Each entry must be given again exactly; images do not belong in the copy.

Provided material.
============

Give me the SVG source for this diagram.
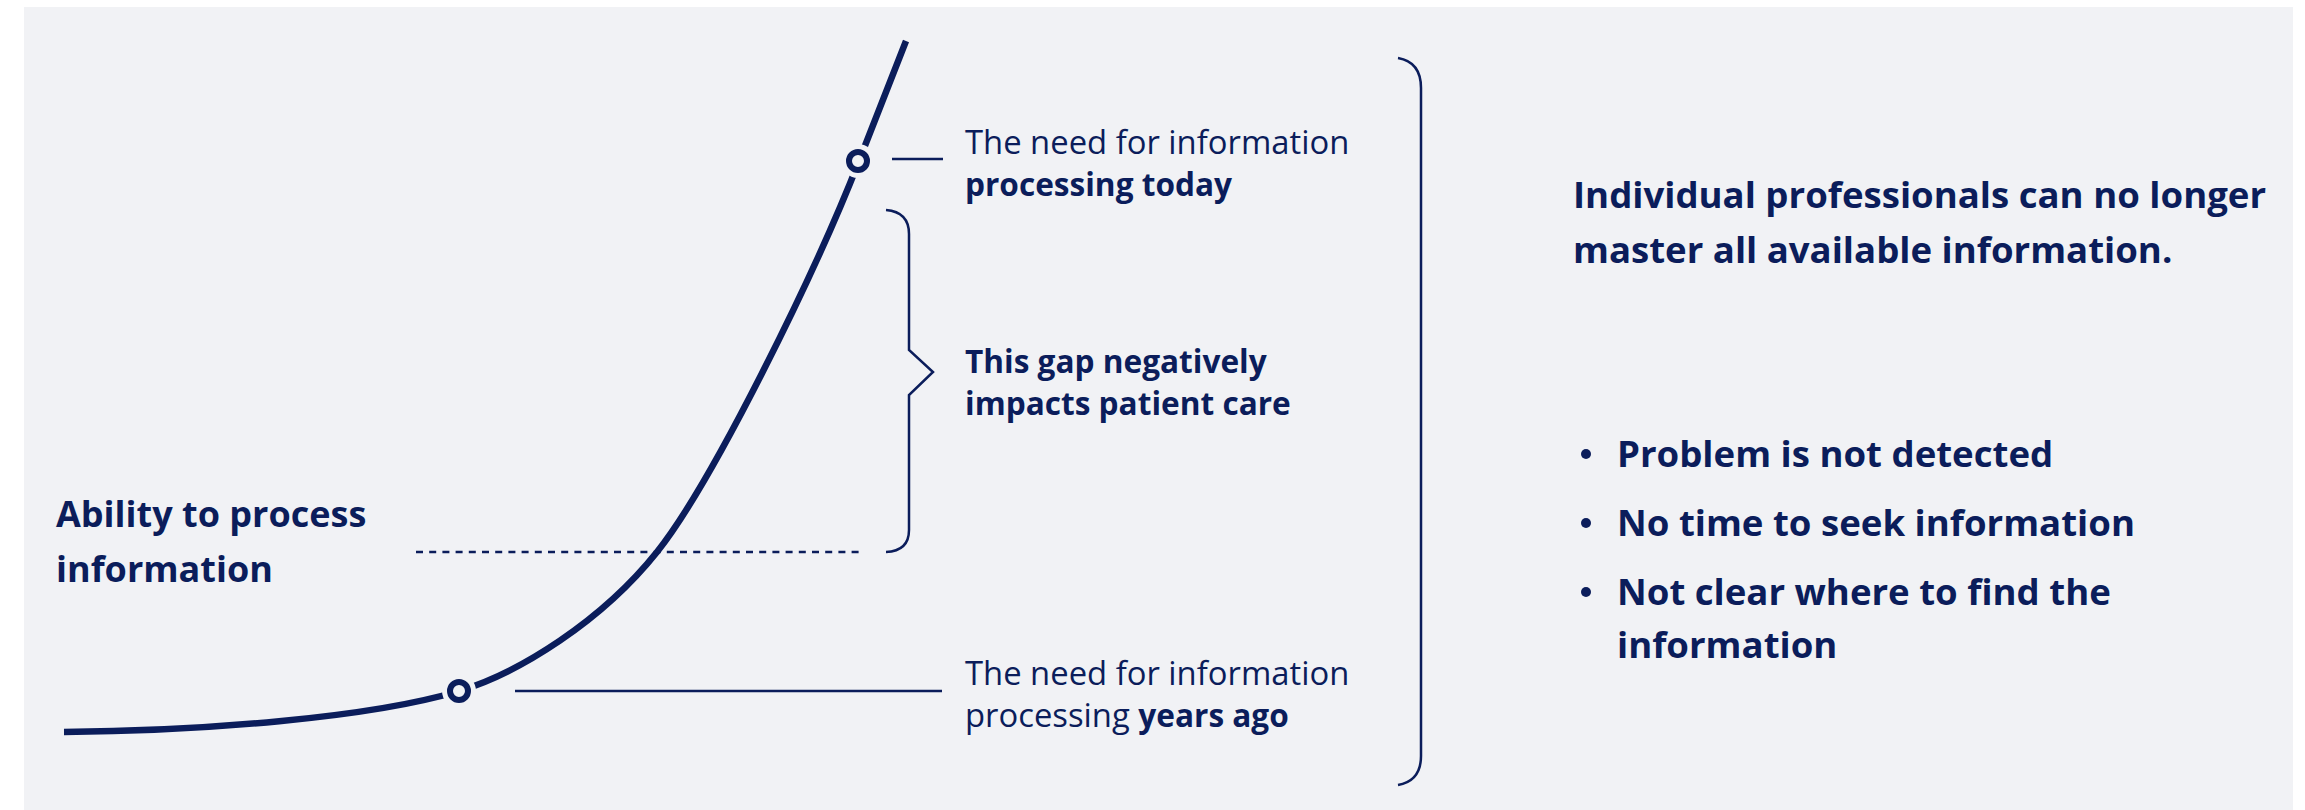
<svg xmlns="http://www.w3.org/2000/svg" width="2305" height="810" viewBox="0 0 2305 810">
<style>
.t{font-family:"Open Sans","Noto Sans","Liberation Sans",sans-serif;fill:#0b1d5b}
.r{font-size:32.8px;font-weight:400}
.b{font-size:31.6px;font-weight:700}
.lab{font-size:36px;font-weight:700}
.big{font-size:36.6px;font-weight:700}
.thin{fill:none;stroke:#0b1d5b;stroke-width:2.5}
</style>
<rect x="0" y="0" width="2305" height="810" fill="#ffffff"/>
<rect x="24" y="7" width="2269" height="803" fill="#f1f2f5"/>
<g id="connectors">
<path d="M64,732 C200,731 370,718 459,691 C519,673 602,621 657,552 C712,483 814,276 859,161 C875,120 890,82 906,41" fill="none" stroke="#0b1d5b" stroke-width="6.5" stroke-linecap="butt"/>
<line x1="892" y1="159" x2="943" y2="159" class="thin"/>
<line x1="515" y1="691" x2="942" y2="691" class="thin"/>
<line x1="416" y1="552" x2="864" y2="552" class="thin" stroke-dasharray="7 6.2"/>
<path d="M886,210 Q909,212 909,234 L909,350 L933,372 L909,395 L909,530 Q909,551 886,552" class="thin"/>
<path d="M1398,58 Q1421,62 1421,88 L1421,756 Q1421,781 1398,785" class="thin"/>
</g>
<g id="node-today">
<circle cx="858" cy="161" r="17" fill="#f1f2f5"/>
<circle cx="858" cy="161" r="9" fill="#f1f2f5" stroke="#0b1d5b" stroke-width="6"/>
<text class="t r" x="965" y="154">The need for information</text>
<text class="t b" x="965" y="196">processing today</text>
</g>
<g id="node-past">
<circle cx="459" cy="691" r="17" fill="#f1f2f5"/>
<circle cx="459" cy="691" r="9" fill="#f1f2f5" stroke="#0b1d5b" stroke-width="6"/>
<text class="t r" x="965" y="685">The need for information</text>
<text class="t r" x="965" y="727">processing <tspan class="b">years ago</tspan></text>
</g>
<g id="node-gap">
<text class="t b" x="965" y="373">This gap negatively</text>
<text class="t b" x="965" y="415">impacts patient care</text>
</g>
<g id="node-ability">
<text class="t lab" x="56" y="527">Ability to process</text>
<text class="t lab" x="56" y="582">information</text>
</g>
<g id="node-summary">
<text class="t big" x="1573" y="208">Individual professionals can no longer</text>
<text class="t big" x="1573" y="263">master all available information.</text>
</g>
<g id="node-bullets">
<circle cx="1586" cy="454" r="5" fill="#0b1d5b"/>
<circle cx="1586" cy="523" r="5" fill="#0b1d5b"/>
<circle cx="1586" cy="592" r="5" fill="#0b1d5b"/>
<text class="t big" x="1617" y="467">Problem is not detected</text>
<text class="t big" x="1617" y="536">No time to seek information</text>
<text class="t big" x="1617" y="605">Not clear where to find the</text>
<text class="t big" x="1617" y="658">information</text>
</g>
</svg>
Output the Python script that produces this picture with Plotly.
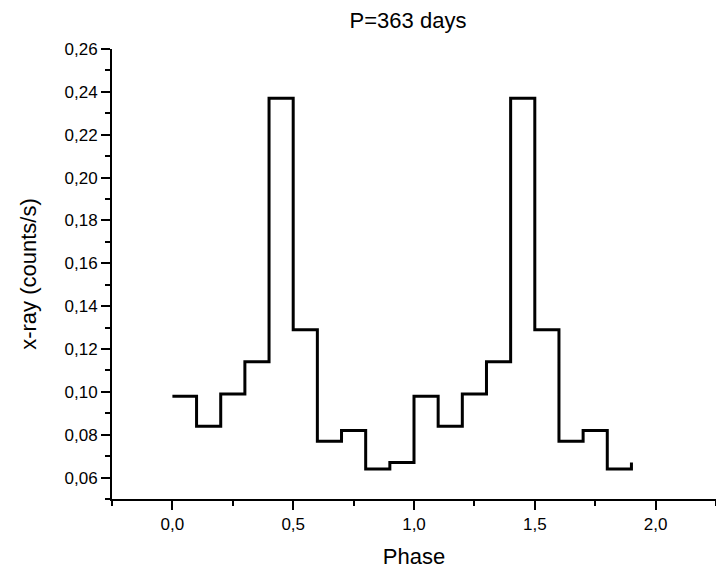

============

Solution for this exercise.
Give me the SVG source for this diagram.
<svg xmlns="http://www.w3.org/2000/svg" width="2305" height="810" viewBox="0 0 2305 810">
<style>
.t{font-family:"Open Sans","Noto Sans","Liberation Sans",sans-serif;fill:#0b1d5b}
.r{font-size:32.8px;font-weight:400}
.b{font-size:31.6px;font-weight:700}
.lab{font-size:36px;font-weight:700}
.big{font-size:36.6px;font-weight:700}
.thin{fill:none;stroke:#0b1d5b;stroke-width:2.5}
</style>
<rect x="0" y="0" width="2305" height="810" fill="#ffffff"/>
<rect x="24" y="7" width="2269" height="803" fill="#f1f2f5"/>
<g id="connectors">
<path d="M64,732 C200,731 370,718 459,691 C519,673 602,621 657,552 C712,483 814,276 859,161 C875,120 890,82 906,41" fill="none" stroke="#0b1d5b" stroke-width="6.5" stroke-linecap="butt"/>
<line x1="892" y1="159" x2="943" y2="159" class="thin"/>
<line x1="515" y1="691" x2="942" y2="691" class="thin"/>
<line x1="416" y1="552" x2="864" y2="552" class="thin" stroke-dasharray="7 6.2"/>
<path d="M886,210 Q909,212 909,234 L909,350 L933,372 L909,395 L909,530 Q909,551 886,552" class="thin"/>
<path d="M1398,58 Q1421,62 1421,88 L1421,756 Q1421,781 1398,785" class="thin"/>
</g>
<g id="node-today">
<circle cx="858" cy="161" r="17" fill="#f1f2f5"/>
<circle cx="858" cy="161" r="9" fill="#f1f2f5" stroke="#0b1d5b" stroke-width="6"/>
<text class="t r" x="965" y="154">The need for information</text>
<text class="t b" x="965" y="196">processing today</text>
</g>
<g id="node-past">
<circle cx="459" cy="691" r="17" fill="#f1f2f5"/>
<circle cx="459" cy="691" r="9" fill="#f1f2f5" stroke="#0b1d5b" stroke-width="6"/>
<text class="t r" x="965" y="685">The need for information</text>
<text class="t r" x="965" y="727">processing <tspan class="b">years ago</tspan></text>
</g>
<g id="node-gap">
<text class="t b" x="965" y="373">This gap negatively</text>
<text class="t b" x="965" y="415">impacts patient care</text>
</g>
<g id="node-ability">
<text class="t lab" x="56" y="527">Ability to process</text>
<text class="t lab" x="56" y="582">information</text>
</g>
<g id="node-summary">
<text class="t big" x="1573" y="208">Individual professionals can no longer</text>
<text class="t big" x="1573" y="263">master all available information.</text>
</g>
<g id="node-bullets">
<circle cx="1586" cy="454" r="5" fill="#0b1d5b"/>
<circle cx="1586" cy="523" r="5" fill="#0b1d5b"/>
<circle cx="1586" cy="592" r="5" fill="#0b1d5b"/>
<text class="t big" x="1617" y="467">Problem is not detected</text>
<text class="t big" x="1617" y="536">No time to seek information</text>
<text class="t big" x="1617" y="605">Not clear where to find the</text>
<text class="t big" x="1617" y="658">information</text>
</g>
</svg>
Output the Python script that produces this picture with Plotly.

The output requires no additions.